For the big event with The Divine Miss M, Lady Shug created a special, one-of-a-kind outfit, starting with a Barack Obama T-shirt split down the back, then laced up like a corset with red ribbon.
The shirt, which featured a stylized, red-white-and-blue portrait of the Democratic presidential nominee over Lady Shug's modest bosom, had cutoff sleeves and a neckline fashioned in a sassy one-shoulder style. Below the shirt she wore a giant tutu of shiny white and red fabric. Her long legs ended in silver high heels that matched her big silver rhinestone earrings, which resembled shooting stars.
Lady Shug's height was further augmented by a 10-inch fake Afro.
Asked about the get-up, Lady Shug, a female impersonator who performs in a nightly dinner cabaret show at the Krave gay nightclub on the Strip, said simply, "The outfit speaks for itself."
Las Vegas' gay community was out and proud at Krave on Monday night for an Obama campaign rally headlined by Bette Midler, the actress, singer and gay icon who has been a resident performer at Caesars Palace since February. Organizers said they received 1,200 RSVPs.
Midler perched on a stool at the front of the club's stage, facing a packed dance floor. Wearing a leopard-print mini-dress and matching gloves, she proceeded to tell a few hundred of her closest friends what was on Miss M's mind.
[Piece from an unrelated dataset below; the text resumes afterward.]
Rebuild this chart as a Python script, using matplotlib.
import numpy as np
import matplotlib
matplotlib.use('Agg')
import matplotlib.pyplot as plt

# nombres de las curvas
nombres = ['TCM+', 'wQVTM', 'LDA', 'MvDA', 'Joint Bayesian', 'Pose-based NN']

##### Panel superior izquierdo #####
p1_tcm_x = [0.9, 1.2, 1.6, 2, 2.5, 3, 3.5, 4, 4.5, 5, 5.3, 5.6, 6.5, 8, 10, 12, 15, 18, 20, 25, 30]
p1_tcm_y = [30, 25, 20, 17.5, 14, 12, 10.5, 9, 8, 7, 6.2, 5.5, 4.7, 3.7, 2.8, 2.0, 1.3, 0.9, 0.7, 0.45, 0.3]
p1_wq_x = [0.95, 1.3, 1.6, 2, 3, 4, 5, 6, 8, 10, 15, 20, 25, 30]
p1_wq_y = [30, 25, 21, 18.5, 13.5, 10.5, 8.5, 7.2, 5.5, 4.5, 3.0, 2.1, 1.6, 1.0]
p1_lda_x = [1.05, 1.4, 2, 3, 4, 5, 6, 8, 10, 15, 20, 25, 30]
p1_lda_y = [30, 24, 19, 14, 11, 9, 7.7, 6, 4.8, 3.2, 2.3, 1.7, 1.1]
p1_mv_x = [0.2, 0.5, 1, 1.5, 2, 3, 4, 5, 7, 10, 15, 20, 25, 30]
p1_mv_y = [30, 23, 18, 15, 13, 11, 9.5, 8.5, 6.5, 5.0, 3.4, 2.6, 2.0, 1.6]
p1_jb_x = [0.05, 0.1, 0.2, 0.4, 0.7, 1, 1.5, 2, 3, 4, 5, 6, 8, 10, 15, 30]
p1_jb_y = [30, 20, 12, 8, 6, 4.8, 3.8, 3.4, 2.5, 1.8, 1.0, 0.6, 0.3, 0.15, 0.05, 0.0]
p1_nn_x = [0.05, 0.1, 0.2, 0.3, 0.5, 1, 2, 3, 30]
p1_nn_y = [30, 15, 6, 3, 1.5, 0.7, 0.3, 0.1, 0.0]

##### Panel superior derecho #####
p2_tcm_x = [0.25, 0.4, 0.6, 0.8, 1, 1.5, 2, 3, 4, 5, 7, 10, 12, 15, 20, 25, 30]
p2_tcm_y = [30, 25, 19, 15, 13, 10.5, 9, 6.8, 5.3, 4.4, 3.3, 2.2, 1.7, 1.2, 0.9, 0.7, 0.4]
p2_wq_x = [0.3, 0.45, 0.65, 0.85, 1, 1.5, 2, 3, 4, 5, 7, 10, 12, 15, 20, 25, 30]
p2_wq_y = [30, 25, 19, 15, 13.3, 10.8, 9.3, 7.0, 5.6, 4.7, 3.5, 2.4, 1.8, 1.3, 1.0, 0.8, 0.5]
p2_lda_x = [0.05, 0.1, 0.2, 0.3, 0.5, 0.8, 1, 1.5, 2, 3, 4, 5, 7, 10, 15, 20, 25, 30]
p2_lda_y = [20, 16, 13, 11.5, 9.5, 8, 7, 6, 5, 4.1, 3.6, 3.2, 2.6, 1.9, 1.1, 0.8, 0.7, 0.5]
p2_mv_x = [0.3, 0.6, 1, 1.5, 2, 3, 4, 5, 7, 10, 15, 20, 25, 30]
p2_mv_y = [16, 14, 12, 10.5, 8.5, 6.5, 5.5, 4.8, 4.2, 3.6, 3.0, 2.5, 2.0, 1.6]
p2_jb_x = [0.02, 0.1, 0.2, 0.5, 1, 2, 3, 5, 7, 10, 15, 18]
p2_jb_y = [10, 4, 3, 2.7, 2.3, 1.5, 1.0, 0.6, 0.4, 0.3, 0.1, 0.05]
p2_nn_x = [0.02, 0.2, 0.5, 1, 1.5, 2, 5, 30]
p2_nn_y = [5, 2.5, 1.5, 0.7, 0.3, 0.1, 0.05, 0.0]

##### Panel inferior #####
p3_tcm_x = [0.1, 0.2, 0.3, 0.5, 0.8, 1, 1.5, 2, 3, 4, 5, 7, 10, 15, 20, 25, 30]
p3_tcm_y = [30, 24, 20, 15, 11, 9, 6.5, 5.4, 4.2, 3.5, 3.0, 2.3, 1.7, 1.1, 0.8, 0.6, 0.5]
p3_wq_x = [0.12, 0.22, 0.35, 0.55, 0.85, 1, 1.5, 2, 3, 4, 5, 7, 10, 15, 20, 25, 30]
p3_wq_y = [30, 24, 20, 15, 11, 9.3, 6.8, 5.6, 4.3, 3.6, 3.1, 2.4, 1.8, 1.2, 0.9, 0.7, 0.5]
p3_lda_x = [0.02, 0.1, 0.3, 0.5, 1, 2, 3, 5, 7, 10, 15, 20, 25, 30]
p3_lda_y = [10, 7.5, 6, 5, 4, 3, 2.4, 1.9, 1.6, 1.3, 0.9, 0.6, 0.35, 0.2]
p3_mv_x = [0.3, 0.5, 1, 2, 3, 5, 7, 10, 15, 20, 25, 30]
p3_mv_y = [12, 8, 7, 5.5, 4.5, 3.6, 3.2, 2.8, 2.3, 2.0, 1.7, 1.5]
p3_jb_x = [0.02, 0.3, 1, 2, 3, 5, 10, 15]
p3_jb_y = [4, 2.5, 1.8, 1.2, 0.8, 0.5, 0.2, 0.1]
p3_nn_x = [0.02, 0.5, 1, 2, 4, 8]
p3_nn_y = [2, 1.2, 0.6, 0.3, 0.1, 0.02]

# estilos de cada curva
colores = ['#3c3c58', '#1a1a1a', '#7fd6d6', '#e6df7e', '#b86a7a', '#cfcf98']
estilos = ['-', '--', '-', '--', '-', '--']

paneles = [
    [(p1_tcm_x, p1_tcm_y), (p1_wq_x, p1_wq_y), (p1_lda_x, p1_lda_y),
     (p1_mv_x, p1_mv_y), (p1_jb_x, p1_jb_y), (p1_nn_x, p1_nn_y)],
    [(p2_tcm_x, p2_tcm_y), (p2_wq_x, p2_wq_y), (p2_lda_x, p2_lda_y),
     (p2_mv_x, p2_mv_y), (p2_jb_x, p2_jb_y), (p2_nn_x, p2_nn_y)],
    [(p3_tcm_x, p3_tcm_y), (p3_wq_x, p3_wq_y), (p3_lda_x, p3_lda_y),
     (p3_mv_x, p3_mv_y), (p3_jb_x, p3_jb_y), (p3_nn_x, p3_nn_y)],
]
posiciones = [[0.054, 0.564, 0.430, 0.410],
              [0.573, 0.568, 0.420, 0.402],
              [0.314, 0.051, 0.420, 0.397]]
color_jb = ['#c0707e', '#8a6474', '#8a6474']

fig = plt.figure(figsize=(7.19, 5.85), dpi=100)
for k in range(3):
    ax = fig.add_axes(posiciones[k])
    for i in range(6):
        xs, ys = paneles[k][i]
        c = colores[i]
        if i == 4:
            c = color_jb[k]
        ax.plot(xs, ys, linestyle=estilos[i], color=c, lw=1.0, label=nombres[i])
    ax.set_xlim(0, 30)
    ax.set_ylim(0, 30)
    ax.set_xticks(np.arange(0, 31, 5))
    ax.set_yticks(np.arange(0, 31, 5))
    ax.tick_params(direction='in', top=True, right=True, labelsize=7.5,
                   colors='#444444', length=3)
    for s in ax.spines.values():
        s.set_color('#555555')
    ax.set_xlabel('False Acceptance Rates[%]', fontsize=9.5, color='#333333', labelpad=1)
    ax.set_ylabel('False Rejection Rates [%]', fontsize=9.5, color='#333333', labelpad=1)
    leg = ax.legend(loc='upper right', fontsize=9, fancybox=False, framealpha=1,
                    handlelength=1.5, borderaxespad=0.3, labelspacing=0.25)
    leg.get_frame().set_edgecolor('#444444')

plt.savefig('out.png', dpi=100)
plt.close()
"I am so distressed about this election, oh my God," she said confessionally. "I haven't left my house in days. I watch the news channels incessantly. All the news stories are about the election; all the commercials are for Viagra and Cialis.
"Election, erection, election, erection -- either way we're getting screwed!"
Midler said she has sung for candidates and raised money for candidates, but she's speaking out more than ever before in this election because Obama has moved her more than any candidate before him.
"I come from an extremely poor family," said Midler, whose father was a house painter. "I know I look divine now, but I was not always divine." Her humble background, she said, taught her to value hard work.
"I had big dreams," she said. "You know me. You've watched me for 40 frickin' years. Every single dream I had my entire life came true. Barack Obama says only in America could his story happen, and I totally understand because only in America could my story happen."
Midler kvetched extensively about the Bush administration, getting up from her stool to pantomime a nation literally whacked by crisis after crisis. She urged the crowd to work their connections for the cause.
"I know you have gigantic networks because I know all of you," she said. "Your friends, your family, old boyfriends, new boyfriends, people you slept with, people you hope to sleep with -- do me a favor, call every single one of them, say, 'Vote for Barack Obama!'"
Las Vegan Robert Demicell, 49, ate up every word, snapping photos of Midler with his cell-phone camera.
"I love her, and she was right on the money," he said. "She said exactly what I feel."
Demicell first saw Midler perform in 1978 in Los Angeles, "back when Katey Sagal" -- the actress who played Peg Bundy in "Married ... With Children" -- "was a Harlette," a member of Midler's backup trio. He has seen everything Midler has been in and gone to every show she has toured with.
Midler, Demicell said, was a friend of the gay community long before it was as acceptable as it is today. She developed her act in the early 1970s at a gay bathhouse in New York City.
"She goes back so far with us, and she's remained true blue," said Demicell, who works for an airline.
He was not particularly surprised to hear Rep. Shelley Berkley, D-Nev., inform the crowd, as she introduced Midler, that Republican vice presidential nominee Sarah Palin earlier in the day reportedly had said she supported a constitutional amendment banning gay marriage.
"The Republicans are so interested in spreading democracy across the planet, but maybe they ought to start here in the United States of America," said Berkley, who, between her flamboyant style and her 100 percent voting record on gay rights issues, has her own fabulous reputation with this crowd.
Palin is scheduled to campaign in Henderson today, 12 miles from the site of Midler's rally but culturally a world apart. It is doubtful there will be any overlap between the audiences for the two political events.
Obama himself does not support gay marriage.
"That is a little distressing," acknowledged 28-year-old Scott Moses, who was otherwise effusively enthusiastic about the Democratic ticket.
He struggled to explain why he nonetheless supported Obama. Unlike the Republicans, he said, at least Obama isn't promising to roll back what already has been accomplished for gay rights.
"I don't think anybody should be taking away anybody's rights for any reason," Moses said. "It's anti-American. It's against what America was set up to be."